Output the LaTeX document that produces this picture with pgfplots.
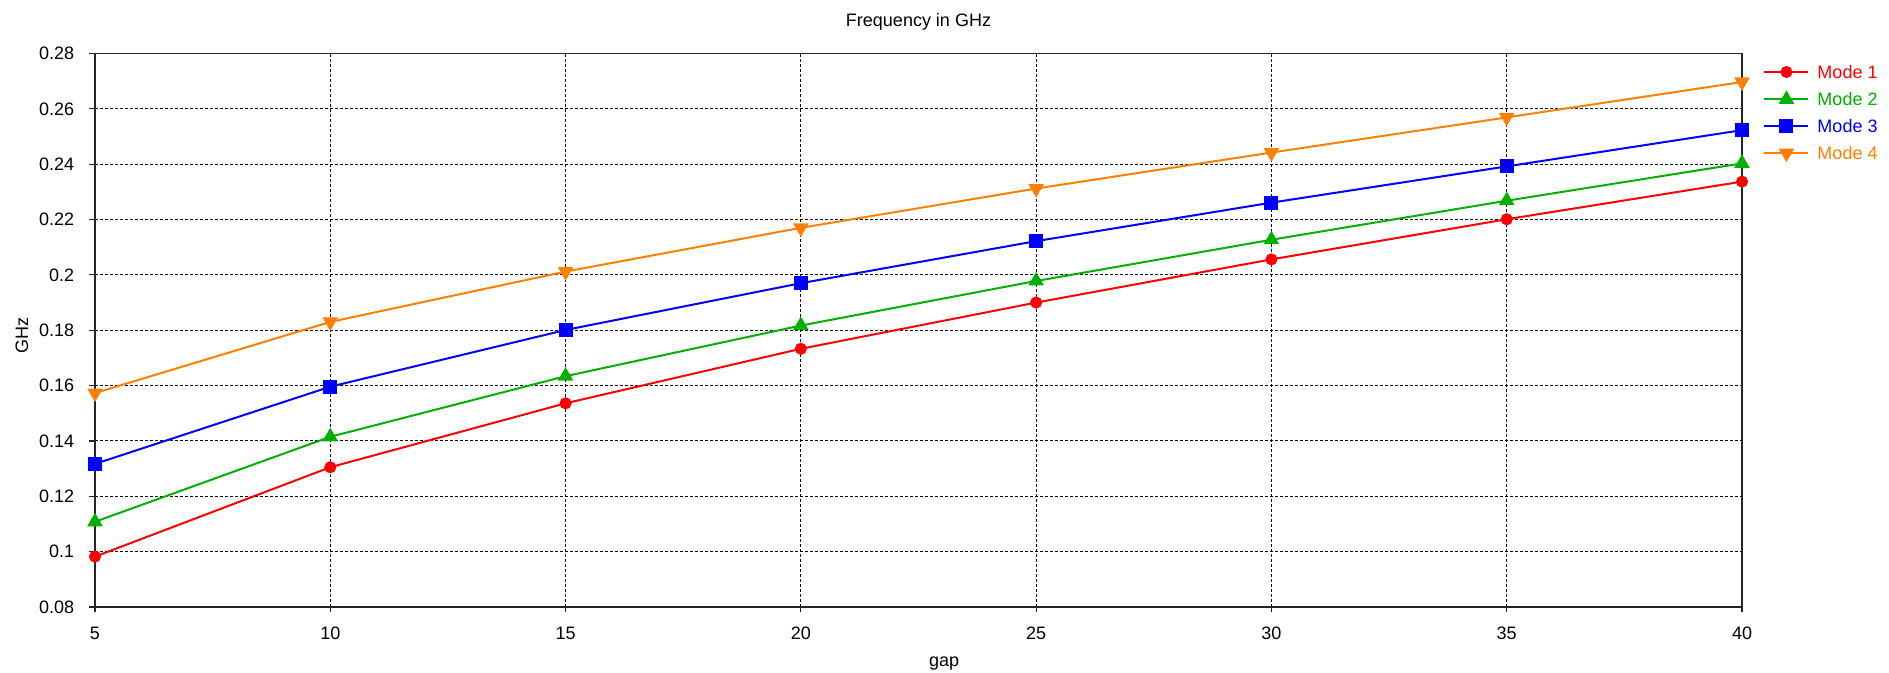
\documentclass[border=0pt]{standalone}
\usepackage{fontspec}
\setmainfont{Liberation Sans}
\usepackage{pgfplots}
\pgfplotsset{compat=1.18}
\definecolor{cRed}{RGB}{255,0,0}
\definecolor{cGreen}{RGB}{0,176,0}
\definecolor{cBlue}{RGB}{0,0,255}
\definecolor{cOrange}{RGB}{255,128,0}
\newcommand\f{\fontsize{9}{10.8}\selectfont}
\begin{document}
\begin{tikzpicture}
\begin{axis}[
  at={(0,0)}, anchor=south west,
  scale only axis, width=823.5pt, height=276.75pt,
  xmin=5, xmax=40, ymin=0.08, ymax=0.28,
  clip=false,
  xtick={5,10,15,20,25,30,35,40},
  ytick={0.08,0.10,0.12,0.14,0.16,0.18,0.20,0.22,0.24,0.26,0.28},
  yticklabels={0.08,0.1,0.12,0.14,0.16,0.18,0.2,0.22,0.24,0.26,0.28},
  /pgf/number format/assume math mode=true,
  tick align=outside, tick pos=left,
  major tick length=2.75pt,
  tick style={black!85, line width=0.6pt},
  axis line style={black!85, line width=0.7pt},
  grid=major,
  major grid style={black, line width=0.5pt, dash pattern=on 1.5pt off 1pt},
  xticklabel style={font=\f, anchor=base, inner sep=0pt, yshift=-13.6pt},
  yticklabel style={font=\f, anchor=east, inner sep=0pt, xshift=-7.5pt},
  title={Frequency in GHz},
  title style={at={(axis description cs:0.5,1)}, anchor=base, yshift=7.35pt, font=\f, inner sep=0pt},
  xlabel={gap},
  xlabel style={at={(axis description cs:0.5155,-0.1023)}, anchor=center, font=\f, inner sep=0pt},
  ylabel={GHz},
  ylabel style={at={(axis description cs:-0.0443,0.49)}, rotate=0, anchor=center, font=\f, inner sep=0pt},
  legend style={at={(axis description cs:1.0128,0.979)}, anchor=north west, draw=none, fill=none,
    inner sep=0pt, font=\f, column sep=4pt, row sep=6.95pt,
    nodes={inner sep=0pt, text height=6.5pt, text depth=0pt}},
  legend cell align=left,
  legend image code/.code={\draw[mark repeat=2,mark phase=2] plot coordinates {(0pt,0pt)(11pt,0pt)(22pt,0pt)};},
]
\addplot[cRed, line width=1pt, mark=*, mark size=2.5pt] coordinates {
  (5,0.0982)(10,0.1305)(15,0.1536)(20,0.1733)(25,0.1900)(30,0.2056)(35,0.2201)(40,0.2337)};
\addlegendentry{\textcolor{cRed}{Mode 1}}
\addplot[cGreen, line width=1pt, mark=triangle*, mark size=3.5pt] coordinates {
  (5,0.1108)(10,0.1415)(15,0.1634)(20,0.1817)(25,0.1978)(30,0.2127)(35,0.2268)(40,0.2403)};
\addlegendentry{\textcolor{cGreen}{Mode 2}}
\addplot[cBlue, line width=1pt, mark=square*, mark size=3pt] coordinates {
  (5,0.1317)(10,0.1596)(15,0.1801)(20,0.1970)(25,0.2122)(30,0.2261)(35,0.2392)(40,0.2523)};
\addlegendentry{\textcolor{cBlue}{Mode 3}}
\addplot[cOrange, line width=1pt, mark=triangle*, mark size=3.5pt, mark options={rotate=180}] coordinates {
  (5,0.1573)(10,0.1830)(15,0.2012)(20,0.2170)(25,0.2312)(30,0.2442)(35,0.2569)(40,0.2697)};
\addlegendentry{\textcolor{cOrange}{Mode 4}}
\end{axis}
\pgfresetboundingbox
\path[use as bounding box] (-47.5pt,-33pt) rectangle (897pt,303.5pt);
\end{tikzpicture}
\end{document}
:::
TASK BRIEF: Copy all the lines of data exactly as they appear, dropping any images.

IN RESPONSE:
Output the LaTeX document that produces this picture with pgfplots.
\documentclass[border=0pt]{standalone}
\usepackage{fontspec}
\setmainfont{Liberation Sans}
\usepackage{pgfplots}
\pgfplotsset{compat=1.18}
\definecolor{cRed}{RGB}{255,0,0}
\definecolor{cGreen}{RGB}{0,176,0}
\definecolor{cBlue}{RGB}{0,0,255}
\definecolor{cOrange}{RGB}{255,128,0}
\newcommand\f{\fontsize{9}{10.8}\selectfont}
\begin{document}
\begin{tikzpicture}
\begin{axis}[
  at={(0,0)}, anchor=south west,
  scale only axis, width=823.5pt, height=276.75pt,
  xmin=5, xmax=40, ymin=0.08, ymax=0.28,
  clip=false,
  xtick={5,10,15,20,25,30,35,40},
  ytick={0.08,0.10,0.12,0.14,0.16,0.18,0.20,0.22,0.24,0.26,0.28},
  yticklabels={0.08,0.1,0.12,0.14,0.16,0.18,0.2,0.22,0.24,0.26,0.28},
  /pgf/number format/assume math mode=true,
  tick align=outside, tick pos=left,
  major tick length=2.75pt,
  tick style={black!85, line width=0.6pt},
  axis line style={black!85, line width=0.7pt},
  grid=major,
  major grid style={black, line width=0.5pt, dash pattern=on 1.5pt off 1pt},
  xticklabel style={font=\f, anchor=base, inner sep=0pt, yshift=-13.6pt},
  yticklabel style={font=\f, anchor=east, inner sep=0pt, xshift=-7.5pt},
  title={Frequency in GHz},
  title style={at={(axis description cs:0.5,1)}, anchor=base, yshift=7.35pt, font=\f, inner sep=0pt},
  xlabel={gap},
  xlabel style={at={(axis description cs:0.5155,-0.1023)}, anchor=center, font=\f, inner sep=0pt},
  ylabel={GHz},
  ylabel style={at={(axis description cs:-0.0443,0.49)}, rotate=0, anchor=center, font=\f, inner sep=0pt},
  legend style={at={(axis description cs:1.0128,0.979)}, anchor=north west, draw=none, fill=none,
    inner sep=0pt, font=\f, column sep=4pt, row sep=6.95pt,
    nodes={inner sep=0pt, text height=6.5pt, text depth=0pt}},
  legend cell align=left,
  legend image code/.code={\draw[mark repeat=2,mark phase=2] plot coordinates {(0pt,0pt)(11pt,0pt)(22pt,0pt)};},
]
\addplot[cRed, line width=1pt, mark=*, mark size=2.5pt] coordinates {
  (5,0.0982)(10,0.1305)(15,0.1536)(20,0.1733)(25,0.1900)(30,0.2056)(35,0.2201)(40,0.2337)};
\addlegendentry{\textcolor{cRed}{Mode 1}}
\addplot[cGreen, line width=1pt, mark=triangle*, mark size=3.5pt] coordinates {
  (5,0.1108)(10,0.1415)(15,0.1634)(20,0.1817)(25,0.1978)(30,0.2127)(35,0.2268)(40,0.2403)};
\addlegendentry{\textcolor{cGreen}{Mode 2}}
\addplot[cBlue, line width=1pt, mark=square*, mark size=3pt] coordinates {
  (5,0.1317)(10,0.1596)(15,0.1801)(20,0.1970)(25,0.2122)(30,0.2261)(35,0.2392)(40,0.2523)};
\addlegendentry{\textcolor{cBlue}{Mode 3}}
\addplot[cOrange, line width=1pt, mark=triangle*, mark size=3.5pt, mark options={rotate=180}] coordinates {
  (5,0.1573)(10,0.1830)(15,0.2012)(20,0.2170)(25,0.2312)(30,0.2442)(35,0.2569)(40,0.2697)};
\addlegendentry{\textcolor{cOrange}{Mode 4}}
\end{axis}
\pgfresetboundingbox
\path[use as bounding box] (-47.5pt,-33pt) rectangle (897pt,303.5pt);
\end{tikzpicture}
\end{document}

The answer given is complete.